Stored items
* begin *
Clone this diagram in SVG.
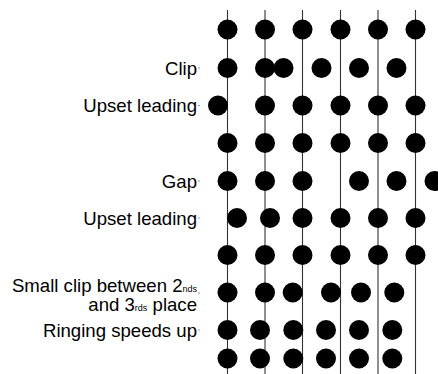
<svg xmlns="http://www.w3.org/2000/svg" width="438" height="374" viewBox="0 0 438 374">
<style>
.ln{stroke:#333;stroke-width:1.1;fill:none}
.tk{stroke:#999;stroke-width:1;fill:none}
.d{fill:#000}
.lb{font-family:"Liberation Sans",Arial,sans-serif;font-size:18.6px;fill:#000;text-anchor:end}
.sm{font-size:9px}
</style>
<rect width="438" height="374" fill="#fff"/>
<g id="connectors">
<line class="ln" x1="227.5" y1="10" x2="227.5" y2="374"/>
<line class="ln" x1="265" y1="10" x2="265" y2="374"/>
<line class="ln" x1="302.5" y1="10" x2="302.5" y2="374"/>
<line class="ln" x1="340.5" y1="10" x2="340.5" y2="374"/>
<line class="ln" x1="378" y1="10" x2="378" y2="374"/>
<line class="ln" x1="415.5" y1="10" x2="415.5" y2="374"/>
<line class="tk" x1="198" y1="68" x2="200" y2="68"/>
<line class="tk" x1="198" y1="105.5" x2="200" y2="105.5"/>
<line class="tk" x1="198" y1="181" x2="200" y2="181"/>
<line class="tk" x1="198" y1="218" x2="200" y2="218"/>
<line class="tk" x1="198" y1="293" x2="200" y2="293"/>
<line class="tk" x1="198" y1="330" x2="200" y2="330"/>
</g>
<g id="row1">
<circle class="d" cx="227.5" cy="29.5" r="10"/><circle class="d" cx="265" cy="29.5" r="10"/><circle class="d" cx="302.5" cy="29.5" r="10"/><circle class="d" cx="340.5" cy="29.5" r="10"/><circle class="d" cx="378" cy="29.5" r="10"/><circle class="d" cx="415.5" cy="29.5" r="10"/>
</g>
<g id="row2">
<text class="lb" x="197" y="74.5">Clip</text>
<circle class="d" cx="227.5" cy="68" r="10"/><circle class="d" cx="265" cy="68" r="10"/><circle class="d" cx="283.5" cy="68" r="10"/><circle class="d" cx="321.5" cy="68" r="10"/><circle class="d" cx="359" cy="68" r="10"/><circle class="d" cx="396.5" cy="68" r="10"/>
</g>
<g id="row3">
<text class="lb" x="197" y="112">Upset leading</text>
<circle class="d" cx="218" cy="105.5" r="10"/><circle class="d" cx="265" cy="105.5" r="10"/><circle class="d" cx="302.5" cy="105.5" r="10"/><circle class="d" cx="340.5" cy="105.5" r="10"/><circle class="d" cx="378" cy="105.5" r="10"/><circle class="d" cx="415.5" cy="105.5" r="10"/>
</g>
<g id="row4">
<circle class="d" cx="227.5" cy="143" r="10"/><circle class="d" cx="265" cy="143" r="10"/><circle class="d" cx="302.5" cy="143" r="10"/><circle class="d" cx="340.5" cy="143" r="10"/><circle class="d" cx="378" cy="143" r="10"/><circle class="d" cx="415.5" cy="143" r="10"/>
</g>
<g id="row5">
<text class="lb" x="197" y="187.5">Gap</text>
<circle class="d" cx="227.5" cy="181" r="10"/><circle class="d" cx="265" cy="181" r="10"/><circle class="d" cx="302.5" cy="181" r="10"/><circle class="d" cx="359" cy="181" r="10"/><circle class="d" cx="396.5" cy="181" r="10"/><circle class="d" cx="434.5" cy="181" r="10"/>
</g>
<g id="row6">
<text class="lb" x="197" y="224.5">Upset leading</text>
<circle class="d" cx="237" cy="218" r="10"/><circle class="d" cx="270" cy="218" r="10"/><circle class="d" cx="302.5" cy="218" r="10"/><circle class="d" cx="340.5" cy="218" r="10"/><circle class="d" cx="378" cy="218" r="10"/><circle class="d" cx="415.5" cy="218" r="10"/>
</g>
<g id="row7">
<circle class="d" cx="227.5" cy="255" r="10"/><circle class="d" cx="265" cy="255" r="10"/><circle class="d" cx="302.5" cy="255" r="10"/><circle class="d" cx="340.5" cy="255" r="10"/><circle class="d" cx="378" cy="255" r="10"/><circle class="d" cx="415.5" cy="255" r="10"/>
</g>
<g id="row8">
<text class="lb" x="197" y="292">Small clip between 2<tspan class="sm">nds</tspan></text>
<text class="lb" x="197" y="311">and 3<tspan class="sm">rds</tspan> place</text>
<circle class="d" cx="227.5" cy="292.5" r="10"/><circle class="d" cx="265" cy="292.5" r="10"/><circle class="d" cx="292.7" cy="292.5" r="10"/><circle class="d" cx="331" cy="292.5" r="10"/><circle class="d" cx="361" cy="292.5" r="10"/><circle class="d" cx="394.3" cy="292.5" r="10"/>
</g>
<g id="row9">
<text class="lb" x="197" y="336.5">Ringing speeds up</text>
<circle class="d" cx="227.5" cy="330" r="10"/><circle class="d" cx="260" cy="330" r="10"/><circle class="d" cx="293.3" cy="330" r="10"/><circle class="d" cx="326" cy="330" r="10"/><circle class="d" cx="359" cy="330" r="10"/><circle class="d" cx="392.3" cy="330" r="10"/>
</g>
<g id="row10">
<circle class="d" cx="227.5" cy="358.5" r="10"/><circle class="d" cx="260" cy="358.5" r="10"/><circle class="d" cx="293.3" cy="358.5" r="10"/><circle class="d" cx="326" cy="358.5" r="10"/><circle class="d" cx="359" cy="358.5" r="10"/><circle class="d" cx="392.3" cy="358.5" r="10"/>
</g>
</svg>
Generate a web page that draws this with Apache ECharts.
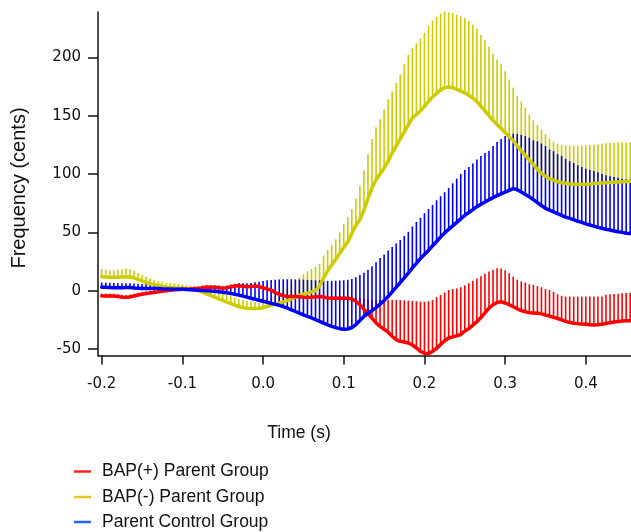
* end *
| WHAT IS EXPECTED |
Transcribe every line from the records above without alteration, and leave out the images.

| EXERCISE RESULT |
Clone this diagram in SVG.
<svg xmlns="http://www.w3.org/2000/svg" width="438" height="374" viewBox="0 0 438 374">
<style>
.ln{stroke:#333;stroke-width:1.1;fill:none}
.tk{stroke:#999;stroke-width:1;fill:none}
.d{fill:#000}
.lb{font-family:"Liberation Sans",Arial,sans-serif;font-size:18.6px;fill:#000;text-anchor:end}
.sm{font-size:9px}
</style>
<rect width="438" height="374" fill="#fff"/>
<g id="connectors">
<line class="ln" x1="227.5" y1="10" x2="227.5" y2="374"/>
<line class="ln" x1="265" y1="10" x2="265" y2="374"/>
<line class="ln" x1="302.5" y1="10" x2="302.5" y2="374"/>
<line class="ln" x1="340.5" y1="10" x2="340.5" y2="374"/>
<line class="ln" x1="378" y1="10" x2="378" y2="374"/>
<line class="ln" x1="415.5" y1="10" x2="415.5" y2="374"/>
<line class="tk" x1="198" y1="68" x2="200" y2="68"/>
<line class="tk" x1="198" y1="105.5" x2="200" y2="105.5"/>
<line class="tk" x1="198" y1="181" x2="200" y2="181"/>
<line class="tk" x1="198" y1="218" x2="200" y2="218"/>
<line class="tk" x1="198" y1="293" x2="200" y2="293"/>
<line class="tk" x1="198" y1="330" x2="200" y2="330"/>
</g>
<g id="row1">
<circle class="d" cx="227.5" cy="29.5" r="10"/><circle class="d" cx="265" cy="29.5" r="10"/><circle class="d" cx="302.5" cy="29.5" r="10"/><circle class="d" cx="340.5" cy="29.5" r="10"/><circle class="d" cx="378" cy="29.5" r="10"/><circle class="d" cx="415.5" cy="29.5" r="10"/>
</g>
<g id="row2">
<text class="lb" x="197" y="74.5">Clip</text>
<circle class="d" cx="227.5" cy="68" r="10"/><circle class="d" cx="265" cy="68" r="10"/><circle class="d" cx="283.5" cy="68" r="10"/><circle class="d" cx="321.5" cy="68" r="10"/><circle class="d" cx="359" cy="68" r="10"/><circle class="d" cx="396.5" cy="68" r="10"/>
</g>
<g id="row3">
<text class="lb" x="197" y="112">Upset leading</text>
<circle class="d" cx="218" cy="105.5" r="10"/><circle class="d" cx="265" cy="105.5" r="10"/><circle class="d" cx="302.5" cy="105.5" r="10"/><circle class="d" cx="340.5" cy="105.5" r="10"/><circle class="d" cx="378" cy="105.5" r="10"/><circle class="d" cx="415.5" cy="105.5" r="10"/>
</g>
<g id="row4">
<circle class="d" cx="227.5" cy="143" r="10"/><circle class="d" cx="265" cy="143" r="10"/><circle class="d" cx="302.5" cy="143" r="10"/><circle class="d" cx="340.5" cy="143" r="10"/><circle class="d" cx="378" cy="143" r="10"/><circle class="d" cx="415.5" cy="143" r="10"/>
</g>
<g id="row5">
<text class="lb" x="197" y="187.5">Gap</text>
<circle class="d" cx="227.5" cy="181" r="10"/><circle class="d" cx="265" cy="181" r="10"/><circle class="d" cx="302.5" cy="181" r="10"/><circle class="d" cx="359" cy="181" r="10"/><circle class="d" cx="396.5" cy="181" r="10"/><circle class="d" cx="434.5" cy="181" r="10"/>
</g>
<g id="row6">
<text class="lb" x="197" y="224.5">Upset leading</text>
<circle class="d" cx="237" cy="218" r="10"/><circle class="d" cx="270" cy="218" r="10"/><circle class="d" cx="302.5" cy="218" r="10"/><circle class="d" cx="340.5" cy="218" r="10"/><circle class="d" cx="378" cy="218" r="10"/><circle class="d" cx="415.5" cy="218" r="10"/>
</g>
<g id="row7">
<circle class="d" cx="227.5" cy="255" r="10"/><circle class="d" cx="265" cy="255" r="10"/><circle class="d" cx="302.5" cy="255" r="10"/><circle class="d" cx="340.5" cy="255" r="10"/><circle class="d" cx="378" cy="255" r="10"/><circle class="d" cx="415.5" cy="255" r="10"/>
</g>
<g id="row8">
<text class="lb" x="197" y="292">Small clip between 2<tspan class="sm">nds</tspan></text>
<text class="lb" x="197" y="311">and 3<tspan class="sm">rds</tspan> place</text>
<circle class="d" cx="227.5" cy="292.5" r="10"/><circle class="d" cx="265" cy="292.5" r="10"/><circle class="d" cx="292.7" cy="292.5" r="10"/><circle class="d" cx="331" cy="292.5" r="10"/><circle class="d" cx="361" cy="292.5" r="10"/><circle class="d" cx="394.3" cy="292.5" r="10"/>
</g>
<g id="row9">
<text class="lb" x="197" y="336.5">Ringing speeds up</text>
<circle class="d" cx="227.5" cy="330" r="10"/><circle class="d" cx="260" cy="330" r="10"/><circle class="d" cx="293.3" cy="330" r="10"/><circle class="d" cx="326" cy="330" r="10"/><circle class="d" cx="359" cy="330" r="10"/><circle class="d" cx="392.3" cy="330" r="10"/>
</g>
<g id="row10">
<circle class="d" cx="227.5" cy="358.5" r="10"/><circle class="d" cx="260" cy="358.5" r="10"/><circle class="d" cx="293.3" cy="358.5" r="10"/><circle class="d" cx="326" cy="358.5" r="10"/><circle class="d" cx="359" cy="358.5" r="10"/><circle class="d" cx="392.3" cy="358.5" r="10"/>
</g>
</svg>
Generate a web page that draws this with Apache ECharts.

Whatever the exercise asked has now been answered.